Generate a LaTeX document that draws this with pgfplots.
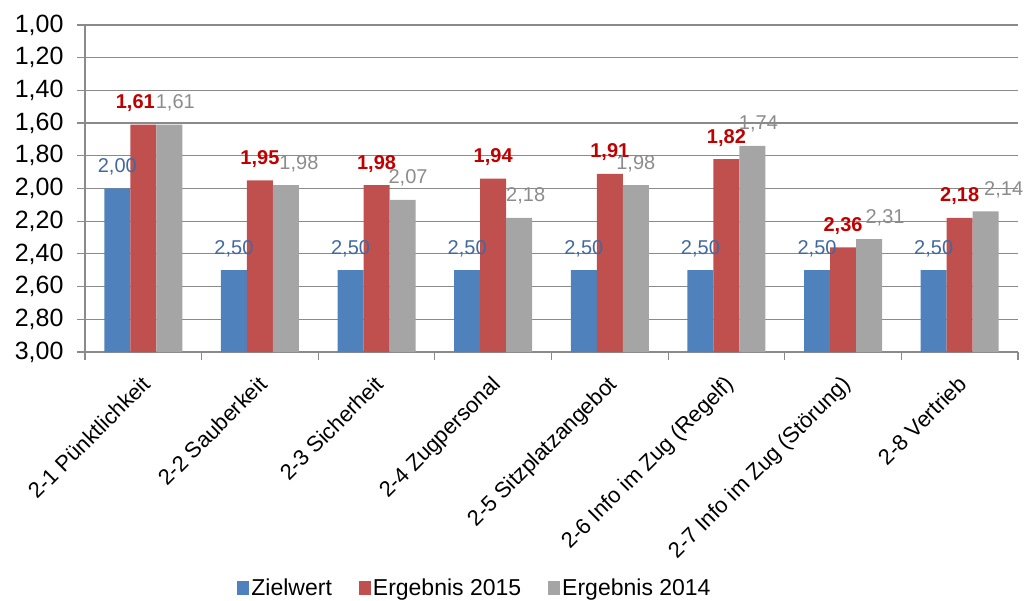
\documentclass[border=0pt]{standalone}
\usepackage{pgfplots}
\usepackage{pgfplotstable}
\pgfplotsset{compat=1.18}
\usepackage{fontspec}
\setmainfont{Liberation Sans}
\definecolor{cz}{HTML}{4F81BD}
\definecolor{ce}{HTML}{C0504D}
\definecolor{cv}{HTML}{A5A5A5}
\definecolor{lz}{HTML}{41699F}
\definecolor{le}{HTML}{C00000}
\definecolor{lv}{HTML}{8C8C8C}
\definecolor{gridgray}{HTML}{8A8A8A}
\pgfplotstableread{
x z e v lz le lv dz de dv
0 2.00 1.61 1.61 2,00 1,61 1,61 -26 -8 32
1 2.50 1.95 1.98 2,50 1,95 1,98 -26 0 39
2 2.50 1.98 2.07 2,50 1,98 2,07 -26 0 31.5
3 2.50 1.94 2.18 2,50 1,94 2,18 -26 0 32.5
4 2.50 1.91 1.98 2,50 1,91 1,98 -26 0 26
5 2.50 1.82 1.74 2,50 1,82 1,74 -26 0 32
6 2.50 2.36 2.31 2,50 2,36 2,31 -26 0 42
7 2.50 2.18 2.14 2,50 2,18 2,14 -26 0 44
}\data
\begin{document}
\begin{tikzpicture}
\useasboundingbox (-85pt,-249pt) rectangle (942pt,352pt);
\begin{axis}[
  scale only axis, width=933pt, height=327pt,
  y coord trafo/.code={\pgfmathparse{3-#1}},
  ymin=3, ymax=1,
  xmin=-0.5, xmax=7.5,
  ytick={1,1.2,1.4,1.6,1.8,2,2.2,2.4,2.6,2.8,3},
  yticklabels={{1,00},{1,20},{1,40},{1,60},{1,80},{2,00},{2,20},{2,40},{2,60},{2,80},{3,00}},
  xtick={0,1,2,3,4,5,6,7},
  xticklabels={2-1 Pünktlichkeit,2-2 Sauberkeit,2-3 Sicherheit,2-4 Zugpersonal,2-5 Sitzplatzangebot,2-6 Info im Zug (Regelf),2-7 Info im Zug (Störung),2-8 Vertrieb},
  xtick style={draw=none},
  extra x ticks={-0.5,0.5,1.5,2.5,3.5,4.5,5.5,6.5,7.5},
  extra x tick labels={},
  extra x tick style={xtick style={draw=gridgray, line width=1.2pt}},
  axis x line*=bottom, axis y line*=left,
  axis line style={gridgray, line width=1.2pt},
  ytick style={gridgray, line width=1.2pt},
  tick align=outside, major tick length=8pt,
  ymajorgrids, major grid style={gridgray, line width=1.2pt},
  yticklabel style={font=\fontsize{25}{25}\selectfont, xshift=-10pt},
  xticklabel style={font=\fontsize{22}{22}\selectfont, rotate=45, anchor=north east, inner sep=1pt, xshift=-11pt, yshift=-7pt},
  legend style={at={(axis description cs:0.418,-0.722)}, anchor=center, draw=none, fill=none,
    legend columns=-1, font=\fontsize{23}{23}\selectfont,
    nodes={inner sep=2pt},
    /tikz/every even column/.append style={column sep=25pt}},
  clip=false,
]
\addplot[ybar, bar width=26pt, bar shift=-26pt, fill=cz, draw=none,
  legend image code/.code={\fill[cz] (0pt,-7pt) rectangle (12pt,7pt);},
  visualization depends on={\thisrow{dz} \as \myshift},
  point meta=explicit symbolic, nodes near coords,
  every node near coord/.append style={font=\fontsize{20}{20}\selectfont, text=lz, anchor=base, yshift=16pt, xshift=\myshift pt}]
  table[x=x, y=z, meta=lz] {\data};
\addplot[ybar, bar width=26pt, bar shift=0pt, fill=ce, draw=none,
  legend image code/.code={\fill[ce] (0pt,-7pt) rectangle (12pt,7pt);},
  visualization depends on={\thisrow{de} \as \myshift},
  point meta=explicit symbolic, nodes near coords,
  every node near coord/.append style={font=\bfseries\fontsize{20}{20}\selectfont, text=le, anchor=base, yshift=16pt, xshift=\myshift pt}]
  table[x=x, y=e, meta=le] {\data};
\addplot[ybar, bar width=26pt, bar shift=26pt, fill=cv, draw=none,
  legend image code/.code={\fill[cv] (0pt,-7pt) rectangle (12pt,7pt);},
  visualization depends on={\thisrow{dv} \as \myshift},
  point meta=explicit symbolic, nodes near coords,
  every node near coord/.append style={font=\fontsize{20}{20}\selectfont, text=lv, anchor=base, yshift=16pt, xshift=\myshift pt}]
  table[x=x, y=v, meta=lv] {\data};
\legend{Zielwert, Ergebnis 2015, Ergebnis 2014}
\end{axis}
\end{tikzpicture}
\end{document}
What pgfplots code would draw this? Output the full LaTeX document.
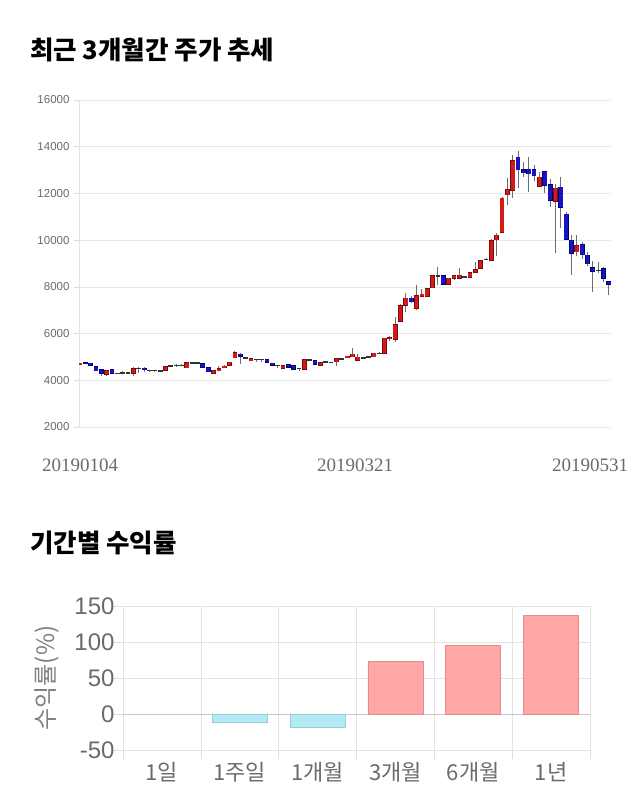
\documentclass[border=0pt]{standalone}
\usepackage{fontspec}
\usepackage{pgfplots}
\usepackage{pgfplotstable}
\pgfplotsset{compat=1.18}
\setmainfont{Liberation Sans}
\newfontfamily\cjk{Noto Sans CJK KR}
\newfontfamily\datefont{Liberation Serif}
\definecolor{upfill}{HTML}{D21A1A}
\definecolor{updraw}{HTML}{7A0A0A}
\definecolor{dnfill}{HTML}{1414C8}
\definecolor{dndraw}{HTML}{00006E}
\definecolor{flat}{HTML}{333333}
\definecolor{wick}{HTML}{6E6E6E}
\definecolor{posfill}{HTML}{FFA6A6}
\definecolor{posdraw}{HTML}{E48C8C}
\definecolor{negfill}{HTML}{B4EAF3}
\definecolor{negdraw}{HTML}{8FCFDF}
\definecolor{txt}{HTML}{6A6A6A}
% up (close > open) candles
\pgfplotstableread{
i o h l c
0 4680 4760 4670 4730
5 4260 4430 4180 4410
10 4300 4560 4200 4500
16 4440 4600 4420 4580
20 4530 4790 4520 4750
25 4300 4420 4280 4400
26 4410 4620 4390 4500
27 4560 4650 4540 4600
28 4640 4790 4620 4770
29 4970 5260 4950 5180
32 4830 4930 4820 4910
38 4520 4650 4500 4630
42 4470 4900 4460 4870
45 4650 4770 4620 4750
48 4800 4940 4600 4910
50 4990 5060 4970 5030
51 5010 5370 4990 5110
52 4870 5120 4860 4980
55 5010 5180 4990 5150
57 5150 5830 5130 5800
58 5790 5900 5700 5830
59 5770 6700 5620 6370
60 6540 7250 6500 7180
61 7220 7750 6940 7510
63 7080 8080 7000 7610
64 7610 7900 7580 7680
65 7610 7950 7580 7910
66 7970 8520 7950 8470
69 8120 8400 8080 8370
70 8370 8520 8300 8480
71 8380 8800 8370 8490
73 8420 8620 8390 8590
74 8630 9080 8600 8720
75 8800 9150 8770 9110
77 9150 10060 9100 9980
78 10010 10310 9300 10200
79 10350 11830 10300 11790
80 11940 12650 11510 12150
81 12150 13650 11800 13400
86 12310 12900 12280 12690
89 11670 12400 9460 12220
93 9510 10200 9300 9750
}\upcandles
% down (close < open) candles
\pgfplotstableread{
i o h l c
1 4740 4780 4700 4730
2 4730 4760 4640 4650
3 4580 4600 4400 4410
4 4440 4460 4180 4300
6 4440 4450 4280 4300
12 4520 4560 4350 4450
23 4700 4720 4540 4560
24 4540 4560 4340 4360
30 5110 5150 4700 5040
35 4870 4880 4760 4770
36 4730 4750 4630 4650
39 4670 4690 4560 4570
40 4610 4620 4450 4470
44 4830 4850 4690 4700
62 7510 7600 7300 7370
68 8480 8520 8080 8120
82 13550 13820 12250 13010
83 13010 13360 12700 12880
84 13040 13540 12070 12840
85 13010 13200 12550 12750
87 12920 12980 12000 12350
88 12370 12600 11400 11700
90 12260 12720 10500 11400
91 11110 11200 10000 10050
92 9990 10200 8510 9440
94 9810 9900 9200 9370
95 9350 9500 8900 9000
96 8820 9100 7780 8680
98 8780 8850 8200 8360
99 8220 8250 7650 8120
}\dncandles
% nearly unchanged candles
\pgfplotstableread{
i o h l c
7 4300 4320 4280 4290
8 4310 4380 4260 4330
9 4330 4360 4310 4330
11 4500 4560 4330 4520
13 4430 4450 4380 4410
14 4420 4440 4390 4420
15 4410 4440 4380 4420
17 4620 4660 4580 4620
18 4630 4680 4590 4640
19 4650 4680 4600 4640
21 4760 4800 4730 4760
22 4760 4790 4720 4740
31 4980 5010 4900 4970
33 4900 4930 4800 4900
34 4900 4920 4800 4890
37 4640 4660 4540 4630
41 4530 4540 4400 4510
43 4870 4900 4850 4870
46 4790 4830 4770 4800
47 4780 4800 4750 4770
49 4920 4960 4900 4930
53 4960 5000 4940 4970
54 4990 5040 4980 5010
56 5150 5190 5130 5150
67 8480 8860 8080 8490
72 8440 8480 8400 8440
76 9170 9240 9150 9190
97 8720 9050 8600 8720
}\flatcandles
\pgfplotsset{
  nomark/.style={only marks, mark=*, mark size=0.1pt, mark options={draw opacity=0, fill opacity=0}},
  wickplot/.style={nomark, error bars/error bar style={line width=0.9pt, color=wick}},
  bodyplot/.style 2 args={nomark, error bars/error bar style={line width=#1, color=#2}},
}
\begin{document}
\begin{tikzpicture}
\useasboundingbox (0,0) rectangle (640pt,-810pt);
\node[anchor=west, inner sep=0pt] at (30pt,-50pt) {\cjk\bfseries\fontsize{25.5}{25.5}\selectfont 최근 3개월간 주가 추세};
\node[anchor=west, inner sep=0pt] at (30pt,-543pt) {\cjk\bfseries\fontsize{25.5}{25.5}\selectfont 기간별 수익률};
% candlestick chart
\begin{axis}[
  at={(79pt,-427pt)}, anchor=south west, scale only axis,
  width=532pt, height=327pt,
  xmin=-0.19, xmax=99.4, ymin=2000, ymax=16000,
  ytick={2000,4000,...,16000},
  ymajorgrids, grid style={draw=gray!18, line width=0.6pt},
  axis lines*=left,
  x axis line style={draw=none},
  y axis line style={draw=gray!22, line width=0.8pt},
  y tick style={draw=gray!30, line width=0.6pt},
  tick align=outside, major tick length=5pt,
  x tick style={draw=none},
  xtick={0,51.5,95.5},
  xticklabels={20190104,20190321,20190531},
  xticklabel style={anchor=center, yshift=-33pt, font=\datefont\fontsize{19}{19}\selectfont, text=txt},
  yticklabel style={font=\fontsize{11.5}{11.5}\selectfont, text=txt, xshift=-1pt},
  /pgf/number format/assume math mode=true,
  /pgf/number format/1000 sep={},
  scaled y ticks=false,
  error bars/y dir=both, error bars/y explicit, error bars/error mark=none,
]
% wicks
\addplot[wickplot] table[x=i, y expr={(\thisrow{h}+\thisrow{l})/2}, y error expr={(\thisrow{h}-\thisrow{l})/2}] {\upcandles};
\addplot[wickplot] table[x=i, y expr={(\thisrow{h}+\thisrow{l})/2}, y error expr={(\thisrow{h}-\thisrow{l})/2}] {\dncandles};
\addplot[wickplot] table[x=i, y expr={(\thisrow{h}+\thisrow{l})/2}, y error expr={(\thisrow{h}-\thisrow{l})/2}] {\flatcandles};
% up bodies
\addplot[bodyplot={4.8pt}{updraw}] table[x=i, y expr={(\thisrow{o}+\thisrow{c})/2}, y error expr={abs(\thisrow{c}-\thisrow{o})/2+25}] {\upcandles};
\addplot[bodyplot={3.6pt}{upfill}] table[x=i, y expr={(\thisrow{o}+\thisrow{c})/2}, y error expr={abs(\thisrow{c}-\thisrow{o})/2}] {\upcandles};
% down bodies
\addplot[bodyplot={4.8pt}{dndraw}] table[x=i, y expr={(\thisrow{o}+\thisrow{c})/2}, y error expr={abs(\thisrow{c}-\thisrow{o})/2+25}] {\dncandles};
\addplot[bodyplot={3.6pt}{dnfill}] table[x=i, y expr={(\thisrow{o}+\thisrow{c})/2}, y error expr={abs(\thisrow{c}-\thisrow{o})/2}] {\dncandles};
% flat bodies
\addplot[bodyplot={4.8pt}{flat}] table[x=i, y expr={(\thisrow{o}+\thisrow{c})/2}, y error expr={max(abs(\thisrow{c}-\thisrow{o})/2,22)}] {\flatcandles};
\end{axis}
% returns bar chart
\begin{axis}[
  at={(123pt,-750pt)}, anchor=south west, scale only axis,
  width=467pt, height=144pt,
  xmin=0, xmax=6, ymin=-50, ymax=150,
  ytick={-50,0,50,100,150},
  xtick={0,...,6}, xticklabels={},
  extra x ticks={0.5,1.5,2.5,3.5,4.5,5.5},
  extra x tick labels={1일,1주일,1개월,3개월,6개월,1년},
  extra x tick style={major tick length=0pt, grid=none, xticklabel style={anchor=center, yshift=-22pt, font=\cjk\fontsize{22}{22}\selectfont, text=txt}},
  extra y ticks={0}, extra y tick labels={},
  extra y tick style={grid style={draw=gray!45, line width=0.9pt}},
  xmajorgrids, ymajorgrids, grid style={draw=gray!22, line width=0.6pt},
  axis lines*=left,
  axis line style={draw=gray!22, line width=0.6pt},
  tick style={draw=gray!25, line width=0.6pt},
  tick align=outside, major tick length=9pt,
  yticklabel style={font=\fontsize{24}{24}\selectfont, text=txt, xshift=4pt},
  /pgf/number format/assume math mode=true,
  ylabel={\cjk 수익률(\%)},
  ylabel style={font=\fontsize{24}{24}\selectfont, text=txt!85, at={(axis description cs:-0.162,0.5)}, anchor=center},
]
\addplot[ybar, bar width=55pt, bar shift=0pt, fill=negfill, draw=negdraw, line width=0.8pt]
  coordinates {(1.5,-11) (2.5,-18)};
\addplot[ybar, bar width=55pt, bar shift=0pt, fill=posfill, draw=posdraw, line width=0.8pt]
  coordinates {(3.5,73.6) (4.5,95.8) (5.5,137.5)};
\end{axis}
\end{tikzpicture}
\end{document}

The problem
From the records above, pick out and copy each line holding the word "LaTeX".

The completed task
Generate a LaTeX document that draws this with pgfplots.
What pgfplots code would draw this? Output the full LaTeX document.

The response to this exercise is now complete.